The spread of Black Friday shopping into Thursday is less an assault on our hallowed Thanksgiving Day traditions than a long-standing side dish, like sweet potatoes or cranberry sauce, edging ever closer to the turkey.
It's not as though the retail industry is telling the nation it should celebrate a whole week earlier in order to extend the holiday shopping season.
That happened in 1939.
Merchants that year — in a power play that makes today's jockeying by stores to open sooner look timid — prevailed upon President Franklin Roosevelt to bump Thanksgiving up a week to Nov. 23 from Nov. 30.
Which the president announced in August, giving the nation less than four months to rearrange its holiday plans. Or not.
So while it's tempting to imagine Thanksgivings past in the pristine iconography of a Norman Rockwell tableau, the holiday even then was well-established as a curtain-raiser for Christmas shopping.
Family dinner may be threatened this year by the ever-bolder encroachment of deep-discount sales onto Thanksgiving Day, not to mention a buffet of TV sports. But history shows that commerce is as entwined with Thanksgiving as pumpkin pie.
Today we observe the holiday every year on the fourth Thursday in November, even when there are five Thursdays on the calendar. It was Roosevelt's effort to boost retail sales that unpinned it from the final week of the month, where it had been anchored each year since Abraham Lincoln made it an annual national event 150 years ago.
It took just 30 Thanksgivings after Lincoln's designation, according to author Godfrey Hodgson, for the New York Herald to lament the occasion was "no longer a solemn festival to God for mercies given" but rather "a holiday granted by the state and the nation to see a game of football."
Macy's department store, seeking to hype its Christmas sales, added its annual Thanksgiving Day parade 31 years after that in 1924.
Whatever havoc one imagines Roosevelt's abrupt 1939 decision to move the date would cause today, it was even more disruptive then because Thanksgiving wasn't yet a statutory holiday. It was created each year by proclamation of the president and state governors, and there was no consensus among the states on the change.
Some went along with Roosevelt's early date. Others held fast to tradition. Texas was one of the rare states to choose both dates, its Democratic governor bound to support the president but not at all interested in pulling the holiday out from under college football fans and the big University of Texas game with top-ranked Texas A&M on the books for the 30th.
Travel plans made well in advance were scrambled.
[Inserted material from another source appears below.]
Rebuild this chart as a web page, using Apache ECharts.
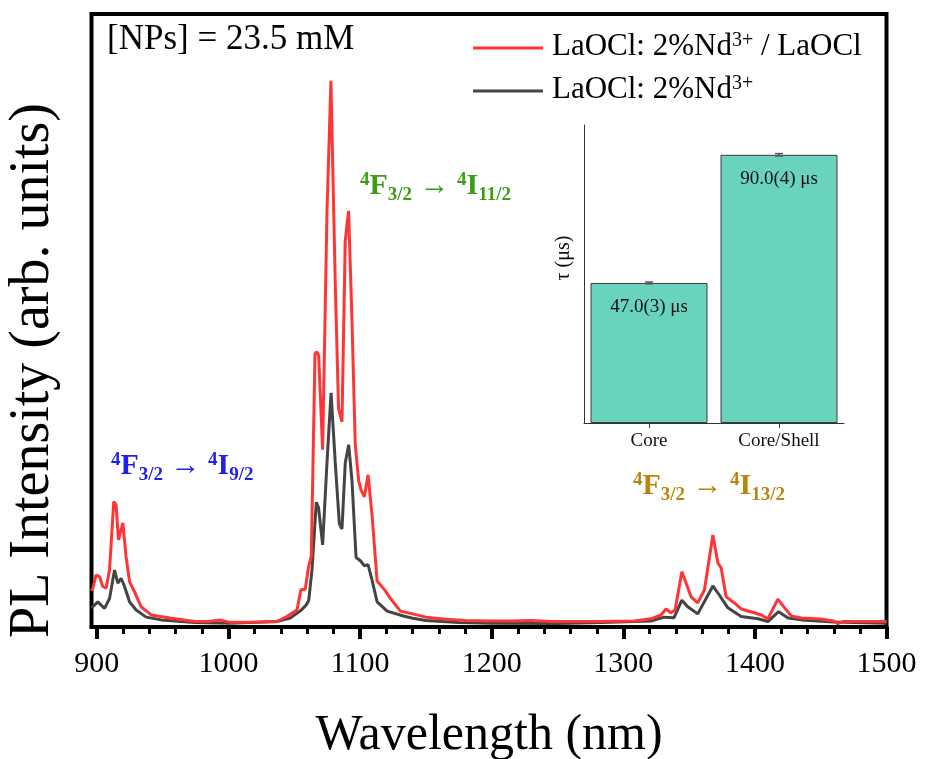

Railroads, airlines and bus companies were unsure when or if the big Thanksgiving rush was going to come. A student at New York's Pratt Institute addressed the president as "Your Excellency" in a note to complain his Thanksgiving switch meant missing her family's Thanksgiving get-together in Connecticut.
It was precisely the kind of chaos and confusion Roosevelt had sought to avoid when he resisted a similar call for change from big store-owners when Thanksgiving landed on the 30th and 29th in his first two years in the White House.
And, to be fair, retailers weren't the only industry looking for help as the nation struggled to rebound from the Great Depression. The less said the better about a wisely ignored 1935 proposal to help the fishing industry by moving Thanksgiving to a Tuesday so leftover turkey wouldn't discourage seafood sales the following day.
But in 1939, Lew Hahn, whose trade group repped the owners of more than 5,700 dry-goods and department stores, managed to enlist the help of Harry Hopkins, then-Roosevelt's secretary of commerce. Consumers tended to wait to buy their gifts until after Thanksgiving, and merchants fretted that a Nov. 30 Turkey Day left too little time till Christmas.
Hahn, a staunch Republican who reportedly kept a picture of Herbert Hoover in his office, at the time interpreted the Roosevelt administration's acquiescence as a signal the White House was willing to play ball with business.
"It fits in very well with (Hopkins') belief and that of the president's that business strength and prosperity was one wheel of recovery," said June Hopkins, the Roosevelt adviser's granddaughter and biographer as well as a history professor at Armstrong Atlantic State University in Savannah, Ga. "It was really important for business to recover as well as for people. … Hopkins would have been very amenable to the suggestion of, yeah, let's help retailers."
But not all retailers saw it as help. A men's shop owner in Brooklyn, N.Y., for example, wrote the president to warn that smaller businesses would get hurt by the longer selling season.
Ordinary citizens were none too thrilled, either. A Gallup poll found 62 percent disapproved of the change. A West Virginia man wrote the president to suggest other calendar changes, such as having Sundays changed to Wednesday and making Mondays Christmas.